The study, “Tracking Low Back Problems in a Major Self-Insured Workforce: Toward Improvement in the Patient’s Journey,” appeared in the June 2014 issue of the Journal of Occupational and Environmental Medicine. It examined the total direct (medical, pharmaceutical) and indirect (lost productivity, absenteeism, workers compensation, short- and long-term disability) cost outcomes associated with care for back problems reported by workers at a major self-insured heavy manufacturer in the U.S.
Over a third of the 21,080 employees tracked from 2001 to 2009 reported one or more back problems. The analyses identified five treatment approaches based on the first six weeks of claims and used published guidelines to focus on the 10,406 low back pain episodes reported across the nine-year study period.
Lead author Harris Allen PhD said: “Care congruent with 10 of the 11 guidelines we tested was linked to lower total costs. Of the five approaches, which ranged from complex medical management to information and advice, employee patients in the chiropractic group were the least likely to use any of the five most frequently prescribed classes of medications, to receive medically intensive procedures like surgeries, and to record guideline-incongruent use of imaging, medications and procedures when the latter were delivered. They also averaged significantly lower total costs per episode, even when statistical adjustments were made to improve group comparability.”
The overall results added to the growing body of research that supports the proposition that good health care is good value. Yet, in some cases, cheaper care was not necessarily the better value, as was shown when chiropractor and physical therapist visits were further analyzed, the study said. Continued Allen: “The 11th guideline we assessed was interpreted to recommend that the first visit to a chiropractor or physical therapist takes place after a two-week waiting period. Yet, we found that when this first visit to either type of provider occurred before the two-week mark, total costs were reduced. Adjusted, the estimates ranged from approximately $2,200 to $1,200 less than the overall average across years one, two and three per episode for neurological diagnoses to approximately $1,100 to $200 less across years one, two and three per episode for non-neurological diagnoses.”

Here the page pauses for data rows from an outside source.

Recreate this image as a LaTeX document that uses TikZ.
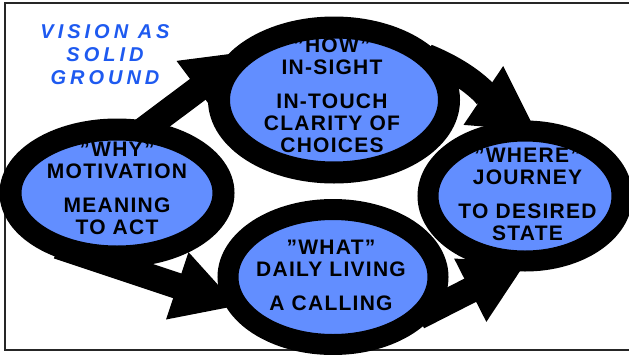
\documentclass[tikz,border=0pt]{standalone}
\usepackage{fontspec}
\setmainfont{Liberation Sans}
\newfontfamily\stagefont[LetterSpace=6]{Liberation Sans}
\newfontfamily\visionfont[LetterSpace=20]{Liberation Sans}
\usetikzlibrary{shapes.geometric,arrows.meta,backgrounds}
\definecolor{stageblue}{HTML}{628EFF}
\definecolor{visionblue}{HTML}{1E5AF0}
\tikzset{
	stage/.style={ellipse, fill=stageblue, inner sep=0pt},
	stagetext/.style={align=center, inner sep=0pt, font=\stagefont\bfseries\fontsize{21}{22}\selectfont},
	visiontext/.style={align=center, inner sep=0pt, text=visionblue, font=\visionfont\bfseries\itshape\fontsize{20}{23}\selectfont},
	ring/.style={draw=black, line width=#1},
	bigarrow/.style={line width=26pt, -{Triangle[length=64pt,width=66pt]}}
}
\begin{document}
\begin{tikzpicture}[x=1pt,y=-1pt]
	\useasboundingbox (0,0) rectangle (629,354);
	\clip (0,0) rectangle (629,354);

	\node[visiontext] (vision) at (105,55) {VISION AS\\SOLID\\GROUND};

	\node[stage, minimum width=213, minimum height=127] (why) at (117,193) {};
	\node[stage, minimum width=230, minimum height=145] (how) at (334,100) {};
	\node[stage, minimum width=194, minimum height=130] (where) at (525,196) {};
	\node[stage, minimum width=210, minimum height=135] (what) at (333,277) {};

	\node[stagetext] (whytext) at ([yshift=5pt]why.center) {”WHY”\\MOTIVATION\\[12pt]MEANING\\TO ACT};
	\node[stagetext] (howtext) at ([xshift=-2pt,yshift=4.5pt]how.center) {”HOW”\\IN-SIGHT\\[12pt]IN-TOUCH\\CLARITY OF\\CHOICES};
	\node[stagetext] (wheretext) at ([xshift=2.5pt,yshift=2pt]where.center) {”WHERE”\\JOURNEY\\[12pt]TO DESIRED\\STATE};
	\node[stagetext] (whattext) at ([xshift=-2pt,yshift=2pt]what.center) {”WHAT”\\DAILY LIVING\\[12pt]A CALLING};

	\draw[ring=22pt] (why.center) ellipse [x radius=106.5, y radius=63.5];
	\draw[ring=22pt] (how.center) ellipse [x radius=115, y radius=72.5];
	\draw[ring=21pt] (where.center) ellipse [x radius=97, y radius=65];
	\draw[ring=21pt] (what.center) ellipse [x radius=105, y radius=67.5];

	\begin{scope}[on background layer]
		\draw[black!85, line width=2pt] (629,3) -| (5,350) -- (629,350);
		\draw[bigarrow] (why.68) -- (how.150);
		\draw[bigarrow] (how.25) to[out=-22, in=146] (where.80);
		\draw[bigarrow] (why.222) -- (what.197);
		\draw[bigarrow] (what.335) -- (where.272);
	\end{scope}
\end{tikzpicture}
\end{document}
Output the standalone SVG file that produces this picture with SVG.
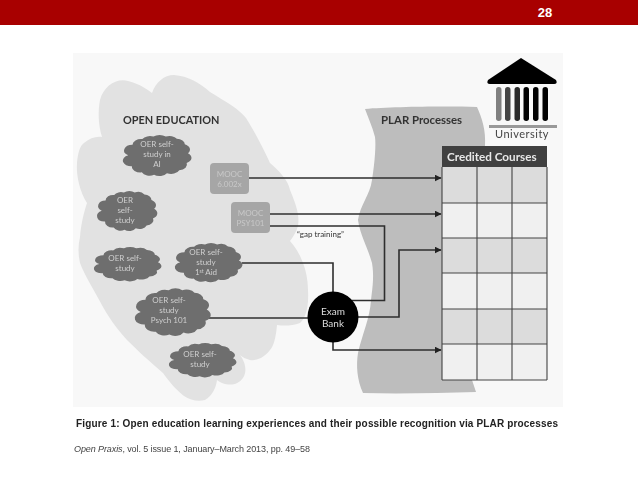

While more research is needed, these findings indicate that delaying chiropractic care, although cheaper upfront, is likely to be linked to higher total costs over the long term.
When asked as an expert external to the project team for his assessment, Paul Papanek, MD, MPH, FACOEM, Speaker of the House of Delegates for the American College of Occupational and Environmental Medicine and seasoned clinician in the treatment of employee low back pain, concludes: “This paper makes a significant contribution, and demonstrates that, by focusing on adherence to quality guidelines for low back care, company health plans and providers will see better outcomes and lower costs.”